§ **Dataset section**
+-------+
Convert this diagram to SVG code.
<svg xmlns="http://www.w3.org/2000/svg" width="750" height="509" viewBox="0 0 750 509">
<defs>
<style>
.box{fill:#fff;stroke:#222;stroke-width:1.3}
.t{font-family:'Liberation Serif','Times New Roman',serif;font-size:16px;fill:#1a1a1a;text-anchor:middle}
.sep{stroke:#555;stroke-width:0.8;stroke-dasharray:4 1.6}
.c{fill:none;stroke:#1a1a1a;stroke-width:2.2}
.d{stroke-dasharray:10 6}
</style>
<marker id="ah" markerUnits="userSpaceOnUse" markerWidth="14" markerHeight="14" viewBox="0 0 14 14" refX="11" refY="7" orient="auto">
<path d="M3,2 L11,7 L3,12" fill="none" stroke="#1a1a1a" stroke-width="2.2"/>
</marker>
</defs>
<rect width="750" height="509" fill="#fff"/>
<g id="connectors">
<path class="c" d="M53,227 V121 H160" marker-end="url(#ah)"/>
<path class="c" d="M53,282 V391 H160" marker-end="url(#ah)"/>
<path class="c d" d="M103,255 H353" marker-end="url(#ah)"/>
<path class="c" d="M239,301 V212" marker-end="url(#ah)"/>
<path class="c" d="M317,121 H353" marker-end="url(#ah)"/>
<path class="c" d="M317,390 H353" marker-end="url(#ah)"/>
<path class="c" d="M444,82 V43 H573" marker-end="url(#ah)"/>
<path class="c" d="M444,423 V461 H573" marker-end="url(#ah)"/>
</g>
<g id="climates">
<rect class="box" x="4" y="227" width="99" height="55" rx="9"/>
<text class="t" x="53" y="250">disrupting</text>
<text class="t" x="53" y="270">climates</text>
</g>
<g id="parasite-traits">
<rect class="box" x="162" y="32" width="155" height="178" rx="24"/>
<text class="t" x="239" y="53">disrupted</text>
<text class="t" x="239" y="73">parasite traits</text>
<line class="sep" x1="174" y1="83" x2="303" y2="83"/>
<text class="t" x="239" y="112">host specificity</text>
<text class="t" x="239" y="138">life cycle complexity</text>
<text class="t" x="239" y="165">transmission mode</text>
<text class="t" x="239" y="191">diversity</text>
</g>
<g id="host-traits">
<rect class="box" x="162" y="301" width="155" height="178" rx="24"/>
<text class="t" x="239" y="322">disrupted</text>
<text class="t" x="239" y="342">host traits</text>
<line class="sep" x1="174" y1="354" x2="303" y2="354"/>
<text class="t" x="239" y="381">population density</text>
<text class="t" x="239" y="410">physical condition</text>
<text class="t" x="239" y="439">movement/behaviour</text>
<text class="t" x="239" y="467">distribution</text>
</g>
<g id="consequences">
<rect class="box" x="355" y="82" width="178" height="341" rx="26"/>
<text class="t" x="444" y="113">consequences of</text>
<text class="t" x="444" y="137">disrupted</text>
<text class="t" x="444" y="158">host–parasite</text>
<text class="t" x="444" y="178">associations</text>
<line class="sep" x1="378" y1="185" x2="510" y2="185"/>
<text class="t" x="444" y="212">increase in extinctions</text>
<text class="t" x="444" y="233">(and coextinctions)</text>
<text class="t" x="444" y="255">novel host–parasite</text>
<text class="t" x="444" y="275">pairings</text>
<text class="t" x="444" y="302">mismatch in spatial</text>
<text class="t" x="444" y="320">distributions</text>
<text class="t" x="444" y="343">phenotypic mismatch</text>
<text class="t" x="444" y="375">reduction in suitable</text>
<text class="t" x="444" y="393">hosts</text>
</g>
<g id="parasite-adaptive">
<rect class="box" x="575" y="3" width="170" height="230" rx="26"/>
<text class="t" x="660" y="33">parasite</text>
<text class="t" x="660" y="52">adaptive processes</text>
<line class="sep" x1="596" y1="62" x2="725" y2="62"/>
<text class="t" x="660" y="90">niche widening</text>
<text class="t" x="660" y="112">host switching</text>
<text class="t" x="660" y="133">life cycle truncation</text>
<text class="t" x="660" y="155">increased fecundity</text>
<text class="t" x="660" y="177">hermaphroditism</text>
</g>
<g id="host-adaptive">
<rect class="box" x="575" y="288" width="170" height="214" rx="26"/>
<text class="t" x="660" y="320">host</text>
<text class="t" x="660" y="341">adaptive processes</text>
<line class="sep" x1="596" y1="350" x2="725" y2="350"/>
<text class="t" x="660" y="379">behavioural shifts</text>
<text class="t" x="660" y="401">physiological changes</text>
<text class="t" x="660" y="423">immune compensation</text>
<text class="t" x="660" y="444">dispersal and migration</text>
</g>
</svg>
+-------+
§ **What the task asks**
Write the complete data out, exactly as above.

§ **Solved exercise**
Convert this diagram to SVG code.
<svg xmlns="http://www.w3.org/2000/svg" width="750" height="509" viewBox="0 0 750 509">
<defs>
<style>
.box{fill:#fff;stroke:#222;stroke-width:1.3}
.t{font-family:'Liberation Serif','Times New Roman',serif;font-size:16px;fill:#1a1a1a;text-anchor:middle}
.sep{stroke:#555;stroke-width:0.8;stroke-dasharray:4 1.6}
.c{fill:none;stroke:#1a1a1a;stroke-width:2.2}
.d{stroke-dasharray:10 6}
</style>
<marker id="ah" markerUnits="userSpaceOnUse" markerWidth="14" markerHeight="14" viewBox="0 0 14 14" refX="11" refY="7" orient="auto">
<path d="M3,2 L11,7 L3,12" fill="none" stroke="#1a1a1a" stroke-width="2.2"/>
</marker>
</defs>
<rect width="750" height="509" fill="#fff"/>
<g id="connectors">
<path class="c" d="M53,227 V121 H160" marker-end="url(#ah)"/>
<path class="c" d="M53,282 V391 H160" marker-end="url(#ah)"/>
<path class="c d" d="M103,255 H353" marker-end="url(#ah)"/>
<path class="c" d="M239,301 V212" marker-end="url(#ah)"/>
<path class="c" d="M317,121 H353" marker-end="url(#ah)"/>
<path class="c" d="M317,390 H353" marker-end="url(#ah)"/>
<path class="c" d="M444,82 V43 H573" marker-end="url(#ah)"/>
<path class="c" d="M444,423 V461 H573" marker-end="url(#ah)"/>
</g>
<g id="climates">
<rect class="box" x="4" y="227" width="99" height="55" rx="9"/>
<text class="t" x="53" y="250">disrupting</text>
<text class="t" x="53" y="270">climates</text>
</g>
<g id="parasite-traits">
<rect class="box" x="162" y="32" width="155" height="178" rx="24"/>
<text class="t" x="239" y="53">disrupted</text>
<text class="t" x="239" y="73">parasite traits</text>
<line class="sep" x1="174" y1="83" x2="303" y2="83"/>
<text class="t" x="239" y="112">host specificity</text>
<text class="t" x="239" y="138">life cycle complexity</text>
<text class="t" x="239" y="165">transmission mode</text>
<text class="t" x="239" y="191">diversity</text>
</g>
<g id="host-traits">
<rect class="box" x="162" y="301" width="155" height="178" rx="24"/>
<text class="t" x="239" y="322">disrupted</text>
<text class="t" x="239" y="342">host traits</text>
<line class="sep" x1="174" y1="354" x2="303" y2="354"/>
<text class="t" x="239" y="381">population density</text>
<text class="t" x="239" y="410">physical condition</text>
<text class="t" x="239" y="439">movement/behaviour</text>
<text class="t" x="239" y="467">distribution</text>
</g>
<g id="consequences">
<rect class="box" x="355" y="82" width="178" height="341" rx="26"/>
<text class="t" x="444" y="113">consequences of</text>
<text class="t" x="444" y="137">disrupted</text>
<text class="t" x="444" y="158">host–parasite</text>
<text class="t" x="444" y="178">associations</text>
<line class="sep" x1="378" y1="185" x2="510" y2="185"/>
<text class="t" x="444" y="212">increase in extinctions</text>
<text class="t" x="444" y="233">(and coextinctions)</text>
<text class="t" x="444" y="255">novel host–parasite</text>
<text class="t" x="444" y="275">pairings</text>
<text class="t" x="444" y="302">mismatch in spatial</text>
<text class="t" x="444" y="320">distributions</text>
<text class="t" x="444" y="343">phenotypic mismatch</text>
<text class="t" x="444" y="375">reduction in suitable</text>
<text class="t" x="444" y="393">hosts</text>
</g>
<g id="parasite-adaptive">
<rect class="box" x="575" y="3" width="170" height="230" rx="26"/>
<text class="t" x="660" y="33">parasite</text>
<text class="t" x="660" y="52">adaptive processes</text>
<line class="sep" x1="596" y1="62" x2="725" y2="62"/>
<text class="t" x="660" y="90">niche widening</text>
<text class="t" x="660" y="112">host switching</text>
<text class="t" x="660" y="133">life cycle truncation</text>
<text class="t" x="660" y="155">increased fecundity</text>
<text class="t" x="660" y="177">hermaphroditism</text>
</g>
<g id="host-adaptive">
<rect class="box" x="575" y="288" width="170" height="214" rx="26"/>
<text class="t" x="660" y="320">host</text>
<text class="t" x="660" y="341">adaptive processes</text>
<line class="sep" x1="596" y1="350" x2="725" y2="350"/>
<text class="t" x="660" y="379">behavioural shifts</text>
<text class="t" x="660" y="401">physiological changes</text>
<text class="t" x="660" y="423">immune compensation</text>
<text class="t" x="660" y="444">dispersal and migration</text>
</g>
</svg>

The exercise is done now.